* Work instructions *
Reproduce exactly, and only, the lines of the material below running from the line bearing "Output the web" through the line bearing "77, bottom: 445". Leave any pictures out.

* Supplied records *

=-=-=-=-=

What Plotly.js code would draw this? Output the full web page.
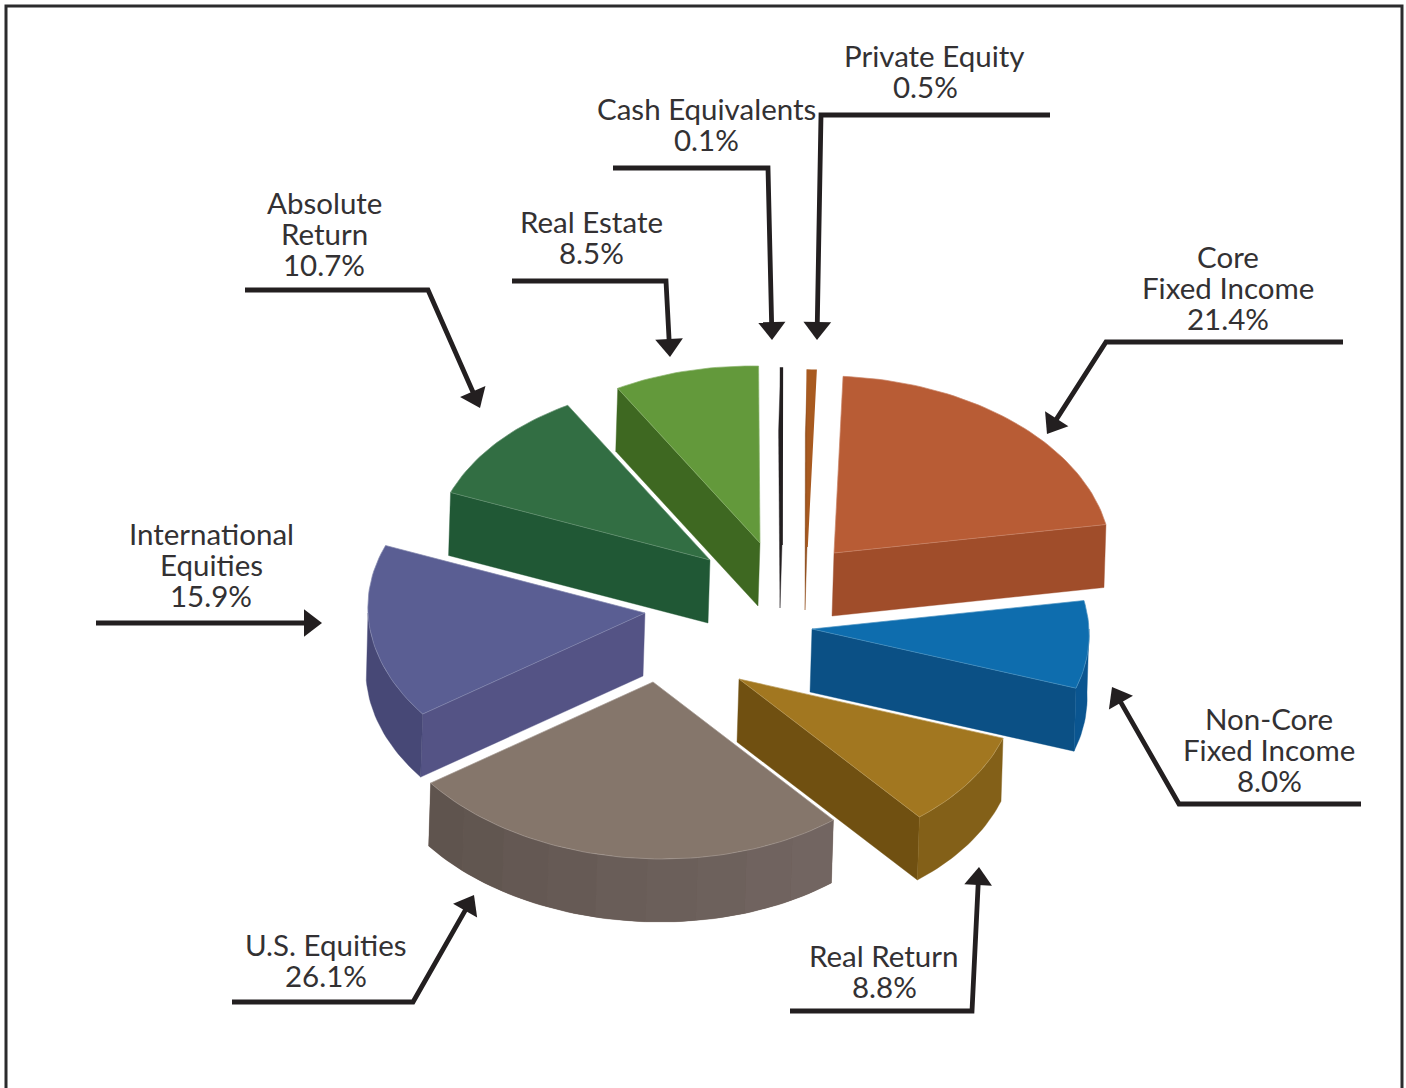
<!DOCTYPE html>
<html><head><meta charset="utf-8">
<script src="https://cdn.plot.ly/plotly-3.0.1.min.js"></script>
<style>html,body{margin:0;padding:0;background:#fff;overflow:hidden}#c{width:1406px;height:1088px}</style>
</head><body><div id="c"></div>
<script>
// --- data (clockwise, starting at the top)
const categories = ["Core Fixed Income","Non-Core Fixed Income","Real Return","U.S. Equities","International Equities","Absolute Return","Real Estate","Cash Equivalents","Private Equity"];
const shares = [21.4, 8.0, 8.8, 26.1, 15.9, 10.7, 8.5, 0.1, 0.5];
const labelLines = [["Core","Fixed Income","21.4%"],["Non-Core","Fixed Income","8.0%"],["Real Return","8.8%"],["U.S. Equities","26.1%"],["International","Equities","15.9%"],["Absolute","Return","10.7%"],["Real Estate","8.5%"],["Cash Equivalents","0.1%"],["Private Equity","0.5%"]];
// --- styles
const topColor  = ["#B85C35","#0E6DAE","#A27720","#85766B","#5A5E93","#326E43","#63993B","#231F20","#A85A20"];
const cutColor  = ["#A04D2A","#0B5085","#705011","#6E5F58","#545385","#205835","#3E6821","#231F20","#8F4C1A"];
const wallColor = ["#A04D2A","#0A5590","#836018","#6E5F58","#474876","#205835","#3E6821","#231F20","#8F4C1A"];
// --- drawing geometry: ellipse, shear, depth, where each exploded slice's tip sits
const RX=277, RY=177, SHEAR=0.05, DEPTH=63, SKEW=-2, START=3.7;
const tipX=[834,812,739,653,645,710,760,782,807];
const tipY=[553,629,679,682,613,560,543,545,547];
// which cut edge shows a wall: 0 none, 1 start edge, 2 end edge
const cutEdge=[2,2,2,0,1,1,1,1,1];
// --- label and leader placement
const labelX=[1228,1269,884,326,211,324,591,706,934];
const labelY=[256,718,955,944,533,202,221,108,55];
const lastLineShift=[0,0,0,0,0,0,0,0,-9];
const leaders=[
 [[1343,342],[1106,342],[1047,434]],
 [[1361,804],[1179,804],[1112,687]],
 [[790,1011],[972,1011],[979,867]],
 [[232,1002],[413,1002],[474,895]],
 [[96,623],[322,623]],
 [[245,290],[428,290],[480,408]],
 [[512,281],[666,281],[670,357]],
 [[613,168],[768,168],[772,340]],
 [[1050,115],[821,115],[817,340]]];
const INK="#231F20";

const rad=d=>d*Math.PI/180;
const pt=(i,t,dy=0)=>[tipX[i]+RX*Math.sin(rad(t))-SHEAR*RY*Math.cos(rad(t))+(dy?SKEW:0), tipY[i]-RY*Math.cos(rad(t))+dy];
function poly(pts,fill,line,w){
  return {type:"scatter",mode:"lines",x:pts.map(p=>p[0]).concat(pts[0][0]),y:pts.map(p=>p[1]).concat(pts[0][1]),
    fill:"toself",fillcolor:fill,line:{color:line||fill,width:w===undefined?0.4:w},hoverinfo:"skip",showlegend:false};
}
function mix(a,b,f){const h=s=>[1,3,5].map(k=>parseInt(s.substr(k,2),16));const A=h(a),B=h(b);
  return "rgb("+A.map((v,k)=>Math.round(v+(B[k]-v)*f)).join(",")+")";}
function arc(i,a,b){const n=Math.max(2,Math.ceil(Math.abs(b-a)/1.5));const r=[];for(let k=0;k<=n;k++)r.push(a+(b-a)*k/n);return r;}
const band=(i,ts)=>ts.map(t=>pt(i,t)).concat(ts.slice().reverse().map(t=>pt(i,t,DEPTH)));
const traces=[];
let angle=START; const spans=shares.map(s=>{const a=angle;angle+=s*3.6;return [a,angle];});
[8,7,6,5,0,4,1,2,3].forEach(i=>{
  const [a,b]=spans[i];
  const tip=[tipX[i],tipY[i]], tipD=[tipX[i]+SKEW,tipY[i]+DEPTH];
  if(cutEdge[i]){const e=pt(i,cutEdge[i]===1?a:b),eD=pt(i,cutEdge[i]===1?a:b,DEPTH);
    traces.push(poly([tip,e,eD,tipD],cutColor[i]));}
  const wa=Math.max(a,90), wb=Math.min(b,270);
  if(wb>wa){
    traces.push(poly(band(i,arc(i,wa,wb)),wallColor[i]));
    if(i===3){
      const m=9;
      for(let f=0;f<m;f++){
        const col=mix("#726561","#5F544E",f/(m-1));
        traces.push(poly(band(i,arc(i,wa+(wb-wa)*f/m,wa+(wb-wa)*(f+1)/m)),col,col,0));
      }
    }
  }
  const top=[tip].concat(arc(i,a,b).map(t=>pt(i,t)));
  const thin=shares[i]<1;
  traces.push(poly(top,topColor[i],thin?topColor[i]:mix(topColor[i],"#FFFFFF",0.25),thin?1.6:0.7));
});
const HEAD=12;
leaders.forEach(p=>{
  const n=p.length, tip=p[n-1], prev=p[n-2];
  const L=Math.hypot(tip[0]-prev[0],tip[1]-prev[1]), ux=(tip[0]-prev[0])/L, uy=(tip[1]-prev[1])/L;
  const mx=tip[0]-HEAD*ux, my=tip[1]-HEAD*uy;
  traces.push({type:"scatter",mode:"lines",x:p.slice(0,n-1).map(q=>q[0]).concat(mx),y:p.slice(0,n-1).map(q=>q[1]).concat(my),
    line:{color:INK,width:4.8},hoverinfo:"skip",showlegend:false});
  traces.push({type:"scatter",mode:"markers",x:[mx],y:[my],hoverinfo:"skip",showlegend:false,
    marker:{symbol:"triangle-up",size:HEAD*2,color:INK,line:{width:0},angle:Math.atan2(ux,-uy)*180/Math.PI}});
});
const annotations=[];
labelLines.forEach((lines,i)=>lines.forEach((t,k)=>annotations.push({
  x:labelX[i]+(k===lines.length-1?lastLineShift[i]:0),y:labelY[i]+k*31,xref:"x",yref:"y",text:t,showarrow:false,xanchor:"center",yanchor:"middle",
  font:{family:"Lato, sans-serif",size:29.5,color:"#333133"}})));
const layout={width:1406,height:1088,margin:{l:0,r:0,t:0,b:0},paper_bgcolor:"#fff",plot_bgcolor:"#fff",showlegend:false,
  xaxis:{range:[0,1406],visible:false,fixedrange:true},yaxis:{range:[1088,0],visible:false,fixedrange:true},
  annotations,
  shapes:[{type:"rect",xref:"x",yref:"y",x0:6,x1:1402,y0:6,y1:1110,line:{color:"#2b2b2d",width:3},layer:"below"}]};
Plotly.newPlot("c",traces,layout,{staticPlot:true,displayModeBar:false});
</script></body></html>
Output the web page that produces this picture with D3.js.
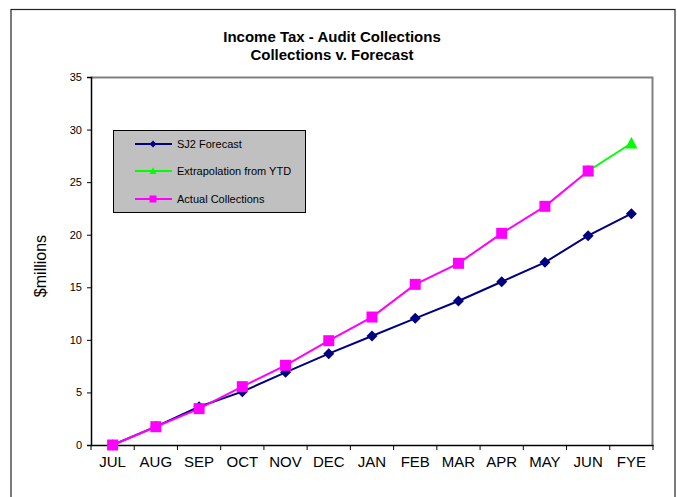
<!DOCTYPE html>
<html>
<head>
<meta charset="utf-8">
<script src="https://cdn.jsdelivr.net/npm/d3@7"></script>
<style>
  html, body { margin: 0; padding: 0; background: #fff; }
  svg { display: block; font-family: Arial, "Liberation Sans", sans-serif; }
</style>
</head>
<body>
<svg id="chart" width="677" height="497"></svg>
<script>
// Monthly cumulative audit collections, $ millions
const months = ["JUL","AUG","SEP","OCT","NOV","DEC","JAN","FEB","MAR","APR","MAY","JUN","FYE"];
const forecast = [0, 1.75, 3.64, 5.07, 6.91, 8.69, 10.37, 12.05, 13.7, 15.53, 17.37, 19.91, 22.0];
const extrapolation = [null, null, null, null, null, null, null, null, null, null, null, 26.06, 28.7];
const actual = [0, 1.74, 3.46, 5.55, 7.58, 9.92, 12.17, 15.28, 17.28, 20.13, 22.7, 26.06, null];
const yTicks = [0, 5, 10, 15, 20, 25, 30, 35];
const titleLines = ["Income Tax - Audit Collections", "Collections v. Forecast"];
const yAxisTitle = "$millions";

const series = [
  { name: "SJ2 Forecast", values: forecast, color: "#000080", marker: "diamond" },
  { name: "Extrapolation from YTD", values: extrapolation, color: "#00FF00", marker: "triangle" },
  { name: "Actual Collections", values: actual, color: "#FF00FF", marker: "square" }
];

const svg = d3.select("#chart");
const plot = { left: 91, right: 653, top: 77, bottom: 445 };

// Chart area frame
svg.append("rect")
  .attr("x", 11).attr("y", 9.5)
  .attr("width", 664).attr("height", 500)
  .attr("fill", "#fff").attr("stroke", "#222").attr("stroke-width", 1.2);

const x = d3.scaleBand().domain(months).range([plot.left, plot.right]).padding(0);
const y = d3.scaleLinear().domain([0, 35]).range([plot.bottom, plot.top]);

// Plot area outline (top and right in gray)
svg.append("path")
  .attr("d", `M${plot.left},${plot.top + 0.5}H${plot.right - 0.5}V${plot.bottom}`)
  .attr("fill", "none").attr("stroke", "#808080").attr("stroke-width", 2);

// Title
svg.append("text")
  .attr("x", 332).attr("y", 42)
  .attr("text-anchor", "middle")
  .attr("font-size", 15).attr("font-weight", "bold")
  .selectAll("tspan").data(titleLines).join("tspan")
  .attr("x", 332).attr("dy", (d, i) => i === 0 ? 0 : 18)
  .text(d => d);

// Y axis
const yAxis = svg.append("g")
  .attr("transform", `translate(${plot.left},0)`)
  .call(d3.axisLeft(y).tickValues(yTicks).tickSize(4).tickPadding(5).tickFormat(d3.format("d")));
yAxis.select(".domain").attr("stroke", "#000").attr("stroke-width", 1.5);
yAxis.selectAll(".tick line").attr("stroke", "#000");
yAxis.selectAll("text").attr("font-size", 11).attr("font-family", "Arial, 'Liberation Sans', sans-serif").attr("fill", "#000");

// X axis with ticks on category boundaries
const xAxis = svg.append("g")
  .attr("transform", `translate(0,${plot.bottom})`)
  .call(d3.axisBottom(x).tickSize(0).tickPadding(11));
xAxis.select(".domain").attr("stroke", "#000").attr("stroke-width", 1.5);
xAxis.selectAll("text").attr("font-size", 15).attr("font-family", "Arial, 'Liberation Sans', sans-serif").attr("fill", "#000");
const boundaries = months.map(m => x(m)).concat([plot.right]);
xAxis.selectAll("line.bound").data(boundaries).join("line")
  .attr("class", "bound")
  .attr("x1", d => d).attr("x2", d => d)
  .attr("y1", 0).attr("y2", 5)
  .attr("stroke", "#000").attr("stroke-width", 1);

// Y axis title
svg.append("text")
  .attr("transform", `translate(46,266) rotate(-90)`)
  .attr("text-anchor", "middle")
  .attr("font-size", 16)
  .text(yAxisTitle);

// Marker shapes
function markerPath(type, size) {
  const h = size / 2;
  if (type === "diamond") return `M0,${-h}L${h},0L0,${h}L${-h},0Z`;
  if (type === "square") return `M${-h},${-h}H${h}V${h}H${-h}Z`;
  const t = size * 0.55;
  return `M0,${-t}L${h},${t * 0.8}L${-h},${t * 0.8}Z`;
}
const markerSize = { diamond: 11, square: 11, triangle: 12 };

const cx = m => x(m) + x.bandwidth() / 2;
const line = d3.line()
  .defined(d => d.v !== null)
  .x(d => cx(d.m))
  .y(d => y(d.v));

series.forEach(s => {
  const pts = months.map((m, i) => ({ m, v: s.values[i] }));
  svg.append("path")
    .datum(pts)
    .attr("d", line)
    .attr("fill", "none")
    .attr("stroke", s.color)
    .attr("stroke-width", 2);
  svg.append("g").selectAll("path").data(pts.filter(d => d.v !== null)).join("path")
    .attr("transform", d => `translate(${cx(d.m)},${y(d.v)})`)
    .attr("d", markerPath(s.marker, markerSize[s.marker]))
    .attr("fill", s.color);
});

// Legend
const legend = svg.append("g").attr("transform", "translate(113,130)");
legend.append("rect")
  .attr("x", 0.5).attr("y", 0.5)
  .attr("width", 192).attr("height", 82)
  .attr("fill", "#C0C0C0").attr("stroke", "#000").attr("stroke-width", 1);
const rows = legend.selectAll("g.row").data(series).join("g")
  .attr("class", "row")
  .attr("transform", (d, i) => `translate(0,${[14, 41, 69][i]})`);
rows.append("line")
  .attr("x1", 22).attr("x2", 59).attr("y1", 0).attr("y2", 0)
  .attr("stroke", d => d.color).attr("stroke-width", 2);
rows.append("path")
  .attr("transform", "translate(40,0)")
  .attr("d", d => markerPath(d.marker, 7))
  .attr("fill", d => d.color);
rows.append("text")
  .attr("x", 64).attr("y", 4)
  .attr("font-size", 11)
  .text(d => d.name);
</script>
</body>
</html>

=-=-=-=-=

* Task output *
Output the web page that produces this picture with D3.js.
<!DOCTYPE html>
<html>
<head>
<meta charset="utf-8">
<script src="https://cdn.jsdelivr.net/npm/d3@7"></script>
<style>
  html, body { margin: 0; padding: 0; background: #fff; }
  svg { display: block; font-family: Arial, "Liberation Sans", sans-serif; }
</style>
</head>
<body>
<svg id="chart" width="677" height="497"></svg>
<script>
// Monthly cumulative audit collections, $ millions
const months = ["JUL","AUG","SEP","OCT","NOV","DEC","JAN","FEB","MAR","APR","MAY","JUN","FYE"];
const forecast = [0, 1.75, 3.64, 5.07, 6.91, 8.69, 10.37, 12.05, 13.7, 15.53, 17.37, 19.91, 22.0];
const extrapolation = [null, null, null, null, null, null, null, null, null, null, null, 26.06, 28.7];
const actual = [0, 1.74, 3.46, 5.55, 7.58, 9.92, 12.17, 15.28, 17.28, 20.13, 22.7, 26.06, null];
const yTicks = [0, 5, 10, 15, 20, 25, 30, 35];
const titleLines = ["Income Tax - Audit Collections", "Collections v. Forecast"];
const yAxisTitle = "$millions";

const series = [
  { name: "SJ2 Forecast", values: forecast, color: "#000080", marker: "diamond" },
  { name: "Extrapolation from YTD", values: extrapolation, color: "#00FF00", marker: "triangle" },
  { name: "Actual Collections", values: actual, color: "#FF00FF", marker: "square" }
];

const svg = d3.select("#chart");
const plot = { left: 91, right: 653, top: 77, bottom: 445 };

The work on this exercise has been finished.